+++ SOURCE MATERIAL
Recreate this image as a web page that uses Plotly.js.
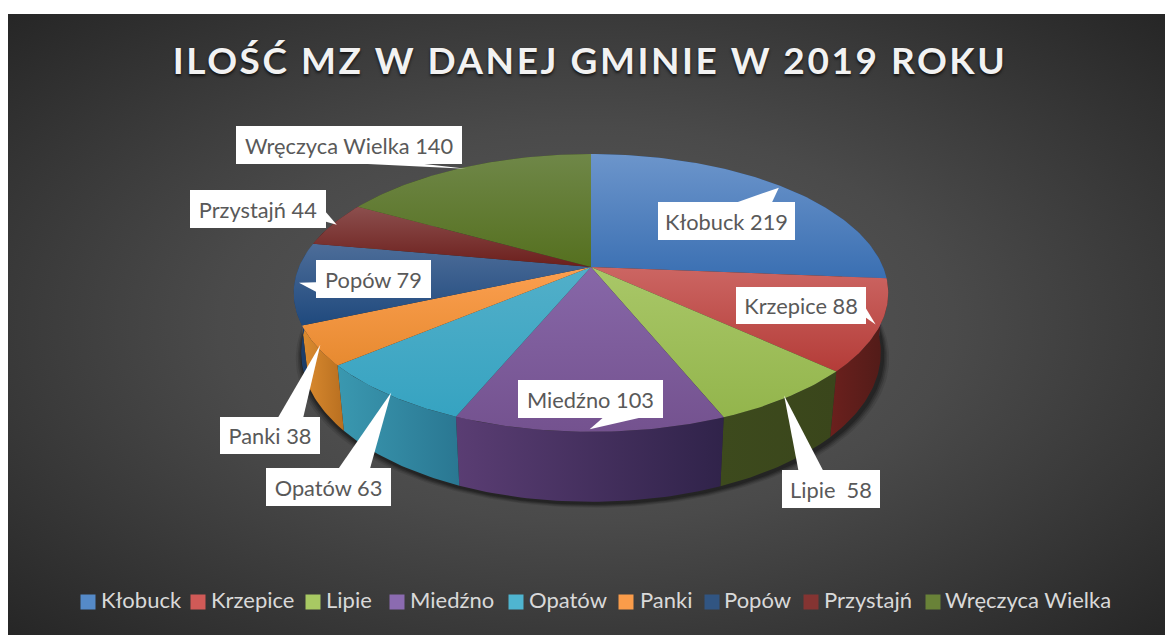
<!DOCTYPE html>
<html>
<head>
<meta charset="utf-8">
<script src="https://cdn.plot.ly/plotly-3.0.1.min.js"></script>
<style>
html,body{margin:0;padding:0;background:#fff;width:1165px;height:635px;overflow:hidden}
#bg{position:absolute;left:8px;top:14px;width:1157px;height:621px;background:radial-gradient(ellipse farthest-corner at 50% 50%,#5c5c5c 0%,#4a4a4a 45%,#262626 100%)}
#chart{position:absolute;left:0;top:0;width:1165px;height:635px}
.gtitle{letter-spacing:2.55px}
</style>
</head>
<body>
<div id="bg"></div>
<div id="chart"></div>
<script>
const titleText = 'ILOŚĆ MZ W DANEJ GMINIE W 2019 ROKU';
const categories = ['Kłobuck','Krzepice','Lipie','Miedźno','Opatów','Panki','Popów','Przystajń','Wręczyca Wielka'];
const values = [219,88,58,103,63,38,79,44,140];
const labelTexts = ['Kłobuck 219','Krzepice 88','Lipie\u00a0 58','Miedźno 103','Opatów 63','Panki 38','Popów 79','Przystajń 44','Wręczyca Wielka 140'];

// styles
const topTop = ['#6c95cb','#cc6663','#a9c768','#8767a8','#52afc9','#fb9f50','#4d6d99','#8c4f4e','#6f8748'];
const topBot = ['#3a6fb2','#b43c38','#93b54c','#74528f','#36a3c1','#e78a30','#1f497d','#6c1f1c','#55701f'];
const sideL  = ['#274a78','#6b201d','#3d4a1d','#5a3d73','#3a98b0','#dc8c30','#1c3d69','#521614','#38491a'];
const sideR  = ['#27497a','#4f1b18','#3a461b','#30234a','#2a7792','#b86f20','#1c3d69','#521614','#38491a'];
const swatch = ['#558ac8','#d05a57','#a8c963','#8b6bb0','#4fb5d0','#fa9c4a','#315582','#843432','#698238'];
// label box [left, top, right, bottom]
const boxes = [[658,202,795,240],[736,287,866,324],[782,470,880,508],[518,380,663,418],[266,468,391,506],[220,417,320,454],[316,260,431,298],[190,190,326,228],[236,126,462,164]];
const legendX = [88,198,313,397,516,626,712,811,933];
const legendTextX = [101,211,326,410,529,640,724,824,945];
const legendY = 602;

// pie projection
const CX=591, CY=267, A=134, B=292, K=0.187;
const total = values.reduce((a,b)=>a+b,0);
function proj(deg,r){ const t=deg*Math.PI/180, d=Math.cos(t), s=Math.sin(t), w=1+K*d;
  return [CX+r*B*s/w, CY-r*A*d/w, d]; }
function low(deg,r){ const p=proj(deg,r); return [CX+(p[0]-CX)*0.975, p[1]+57-13*p[2]]; }
function range(a,b){ const o=[]; const n=Math.max(2,Math.ceil(Math.abs(b-a))); for(let i=0;i<=n;i++) o.push(a+(b-a)*i/n); return o; }

const starts=[]; let acc=0; values.forEach(v=>{starts.push(acc/total*360); acc+=v;});
const ends=starts.map((s,i)=>s+values[i]/total*360);

const traces=[];
// ground shadow
[[7,6,.10],[5,5,.14],[3.5,4,.18],[2,3,.22]].forEach(sh=>{
  const pts=range(0,360).map(a=>low(a,1));
  traces.push({x:pts.map(p=>CX+(p[0]-CX)*(1+sh[0]/295)+1.5),y:pts.map(p=>p[1]+sh[1]),mode:'lines',line:{width:0},fill:'toself',fillcolor:`rgba(0,0,0,${sh[2]})`,hoverinfo:'skip',showlegend:false});
});
// sides
categories.forEach((c,i)=>{
  const arc=range(starts[i],ends[i]);
  const t=arc.map(a=>proj(a,1)), b=arc.map(a=>low(a,1)).reverse();
  const xs=t.map(p=>p[0]).concat(b.map(p=>p[0])), ys=t.map(p=>p[1]).concat(b.map(p=>p[1]));
  traces.push({x:xs,y:ys,mode:'lines',line:{width:0},fill:'toself',
    fillgradient:{type:'horizontal',colorscale:[[0,sideL[i]],[1,sideR[i]]]},hoverinfo:'skip',showlegend:false});
});
// tops
categories.forEach((c,i)=>{
  const t=range(starts[i],ends[i]).map(a=>proj(a,1));
  const xs=[CX].concat(t.map(p=>p[0]),[CX]), ys=[CY].concat(t.map(p=>p[1]),[CY]);
  traces.push({x:xs,y:ys,name:c,mode:'lines',line:{width:0},fill:'toself',
    fillgradient:{type:'vertical',colorscale:[[0,topBot[i]],[1,topTop[i]]]},hoverinfo:'skip',showlegend:false});
});
// callout tails
categories.forEach((c,i)=>{
  const tip=proj((starts[i]+ends[i])/2,0.985), [l,u,r,d]=boxes[i], w=r-l, h=d-u;
  const mx=(l+r)/2, my=(u+d)/2, dx=tip[0]-mx, dy=tip[1]-my;
  let xs,ys;
  if(Math.abs(dy)/h>Math.abs(dx)/w){
    const e=dy>0?d:u, f=dx>=-1?[7/12,10/12]:[2/12,5/12];
    xs=[l+w*f[0],tip[0],l+w*f[1]]; ys=[e,tip[1],e];
  } else {
    const e=dx>0?r:l, f=dy>=0?[7/12,10/12]:[2/12,5/12];
    xs=[e,tip[0],e]; ys=[u+h*f[0],tip[1],u+h*f[1]];
  }
  traces.push({x:xs.concat(xs[0]),y:ys.concat(ys[0]),mode:'lines',line:{width:0},fill:'toself',fillcolor:'#ffffff',hoverinfo:'skip',showlegend:false});
});
// legend row
traces.push({x:legendX,y:legendX.map(()=>legendY),mode:'markers',
  marker:{symbol:'square',size:15,color:swatch},hoverinfo:'skip',showlegend:false});
traces.push({x:legendTextX,y:legendX.map(()=>legendY),mode:'text',text:categories,textposition:'middle right',
  textfont:{family:'Lato, sans-serif',size:22,color:'#d9d9d9'},hoverinfo:'skip',showlegend:false});

const annotations=labelTexts.map((t,i)=>{const [l,u,r,d]=boxes[i];return {
  x:(l+r)/2,y:(u+d)/2,xref:'x',yref:'y',text:t,showarrow:false,width:r-l,height:d-u,bgcolor:'#ffffff',borderpad:0,borderwidth:0,
  font:{family:'Lato, sans-serif',size:21.8,color:'#595959'},align:'center',valign:'middle',xanchor:'center',yanchor:'middle'};});

const layout={
  width:1165,height:635,margin:{l:0,r:0,t:0,b:0,pad:0},
  paper_bgcolor:'rgba(0,0,0,0)',plot_bgcolor:'rgba(0,0,0,0)',showlegend:false,
  title:{text:titleText,x:0.5065,xanchor:'center',y:0.904,yanchor:'middle',font:{family:'Lato, sans-serif',size:37,weight:700,color:'#f2f2f2',shadow:'0px 2px 3px rgba(0,0,0,0.7)'}},
  xaxis:{visible:false,range:[0,1165],fixedrange:true},
  yaxis:{visible:false,range:[635,0],fixedrange:true},
  annotations:annotations
};
Plotly.newPlot('chart',traces,layout,{displayModeBar:false,staticPlot:true});
</script>
</body>
</html>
++++++
> **EXERCISE TASK**
Leave out the pictures and retype every line above exactly.

> **RESULT OF THIS EXERCISE**
Recreate this image as a web page that uses Plotly.js.
<!DOCTYPE html>
<html>
<head>
<meta charset="utf-8">
<script src="https://cdn.plot.ly/plotly-3.0.1.min.js"></script>
<style>
html,body{margin:0;padding:0;background:#fff;width:1165px;height:635px;overflow:hidden}
#bg{position:absolute;left:8px;top:14px;width:1157px;height:621px;background:radial-gradient(ellipse farthest-corner at 50% 50%,#5c5c5c 0%,#4a4a4a 45%,#262626 100%)}
#chart{position:absolute;left:0;top:0;width:1165px;height:635px}
.gtitle{letter-spacing:2.55px}
</style>
</head>
<body>
<div id="bg"></div>
<div id="chart"></div>
<script>
const titleText = 'ILOŚĆ MZ W DANEJ GMINIE W 2019 ROKU';
const categories = ['Kłobuck','Krzepice','Lipie','Miedźno','Opatów','Panki','Popów','Przystajń','Wręczyca Wielka'];
const values = [219,88,58,103,63,38,79,44,140];
const labelTexts = ['Kłobuck 219','Krzepice 88','Lipie\u00a0 58','Miedźno 103','Opatów 63','Panki 38','Popów 79','Przystajń 44','Wręczyca Wielka 140'];

// styles
const topTop = ['#6c95cb','#cc6663','#a9c768','#8767a8','#52afc9','#fb9f50','#4d6d99','#8c4f4e','#6f8748'];
const topBot = ['#3a6fb2','#b43c38','#93b54c','#74528f','#36a3c1','#e78a30','#1f497d','#6c1f1c','#55701f'];
const sideL  = ['#274a78','#6b201d','#3d4a1d','#5a3d73','#3a98b0','#dc8c30','#1c3d69','#521614','#38491a'];
const sideR  = ['#27497a','#4f1b18','#3a461b','#30234a','#2a7792','#b86f20','#1c3d69','#521614','#38491a'];
const swatch = ['#558ac8','#d05a57','#a8c963','#8b6bb0','#4fb5d0','#fa9c4a','#315582','#843432','#698238'];
// label box [left, top, right, bottom]
const boxes = [[658,202,795,240],[736,287,866,324],[782,470,880,508],[518,380,663,418],[266,468,391,506],[220,417,320,454],[316,260,431,298],[190,190,326,228],[236,126,462,164]];
const legendX = [88,198,313,397,516,626,712,811,933];
const legendTextX = [101,211,326,410,529,640,724,824,945];
const legendY = 602;

// pie projection
const CX=591, CY=267, A=134, B=292, K=0.187;
const total = values.reduce((a,b)=>a+b,0);
function proj(deg,r){ const t=deg*Math.PI/180, d=Math.cos(t), s=Math.sin(t), w=1+K*d;
  return [CX+r*B*s/w, CY-r*A*d/w, d]; }
function low(deg,r){ const p=proj(deg,r); return [CX+(p[0]-CX)*0.975, p[1]+57-13*p[2]]; }
function range(a,b){ const o=[]; const n=Math.max(2,Math.ceil(Math.abs(b-a))); for(let i=0;i<=n;i++) o.push(a+(b-a)*i/n); return o; }

const starts=[]; let acc=0; values.forEach(v=>{starts.push(acc/total*360); acc+=v;});
const ends=starts.map((s,i)=>s+values[i]/total*360);

const traces=[];
// ground shadow
[[7,6,.10],[5,5,.14],[3.5,4,.18],[2,3,.22]].forEach(sh=>{
  const pts=range(0,360).map(a=>low(a,1));
  traces.push({x:pts.map(p=>CX+(p[0]-CX)*(1+sh[0]/295)+1.5),y:pts.map(p=>p[1]+sh[1]),mode:'lines',line:{width:0},fill:'toself',fillcolor:`rgba(0,0,0,${sh[2]})`,hoverinfo:'skip',showlegend:false});
});
// sides
categories.forEach((c,i)=>{
  const arc=range(starts[i],ends[i]);
  const t=arc.map(a=>proj(a,1)), b=arc.map(a=>low(a,1)).reverse();
  const xs=t.map(p=>p[0]).concat(b.map(p=>p[0])), ys=t.map(p=>p[1]).concat(b.map(p=>p[1]));
  traces.push({x:xs,y:ys,mode:'lines',line:{width:0},fill:'toself',
    fillgradient:{type:'horizontal',colorscale:[[0,sideL[i]],[1,sideR[i]]]},hoverinfo:'skip',showlegend:false});
});
// tops
categories.forEach((c,i)=>{
  const t=range(starts[i],ends[i]).map(a=>proj(a,1));
  const xs=[CX].concat(t.map(p=>p[0]),[CX]), ys=[CY].concat(t.map(p=>p[1]),[CY]);
  traces.push({x:xs,y:ys,name:c,mode:'lines',line:{width:0},fill:'toself',
    fillgradient:{type:'vertical',colorscale:[[0,topBot[i]],[1,topTop[i]]]},hoverinfo:'skip',showlegend:false});
});
// callout tails
categories.forEach((c,i)=>{
  const tip=proj((starts[i]+ends[i])/2,0.985), [l,u,r,d]=boxes[i], w=r-l, h=d-u;
  const mx=(l+r)/2, my=(u+d)/2, dx=tip[0]-mx, dy=tip[1]-my;
  let xs,ys;
  if(Math.abs(dy)/h>Math.abs(dx)/w){
    const e=dy>0?d:u, f=dx>=-1?[7/12,10/12]:[2/12,5/12];
    xs=[l+w*f[0],tip[0],l+w*f[1]]; ys=[e,tip[1],e];
  } else {
    const e=dx>0?r:l, f=dy>=0?[7/12,10/12]:[2/12,5/12];
    xs=[e,tip[0],e]; ys=[u+h*f[0],tip[1],u+h*f[1]];
  }
  traces.push({x:xs.concat(xs[0]),y:ys.concat(ys[0]),mode:'lines',line:{width:0},fill:'toself',fillcolor:'#ffffff',hoverinfo:'skip',showlegend:false});
});
// legend row
traces.push({x:legendX,y:legendX.map(()=>legendY),mode:'markers',
  marker:{symbol:'square',size:15,color:swatch},hoverinfo:'skip',showlegend:false});
traces.push({x:legendTextX,y:legendX.map(()=>legendY),mode:'text',text:categories,textposition:'middle right',
  textfont:{family:'Lato, sans-serif',size:22,color:'#d9d9d9'},hoverinfo:'skip',showlegend:false});

const annotations=labelTexts.map((t,i)=>{const [l,u,r,d]=boxes[i];return {
  x:(l+r)/2,y:(u+d)/2,xref:'x',yref:'y',text:t,showarrow:false,width:r-l,height:d-u,bgcolor:'#ffffff',borderpad:0,borderwidth:0,
  font:{family:'Lato, sans-serif',size:21.8,color:'#595959'},align:'center',valign:'middle',xanchor:'center',yanchor:'middle'};});

const layout={
  width:1165,height:635,margin:{l:0,r:0,t:0,b:0,pad:0},
  paper_bgcolor:'rgba(0,0,0,0)',plot_bgcolor:'rgba(0,0,0,0)',showlegend:false,
  title:{text:titleText,x:0.5065,xanchor:'center',y:0.904,yanchor:'middle',font:{family:'Lato, sans-serif',size:37,weight:700,color:'#f2f2f2',shadow:'0px 2px 3px rgba(0,0,0,0.7)'}},
  xaxis:{visible:false,range:[0,1165],fixedrange:true},
  yaxis:{visible:false,range:[635,0],fixedrange:true},
  annotations:annotations
};
Plotly.newPlot('chart',traces,layout,{displayModeBar:false,staticPlot:true});
</script>
</body>
</html>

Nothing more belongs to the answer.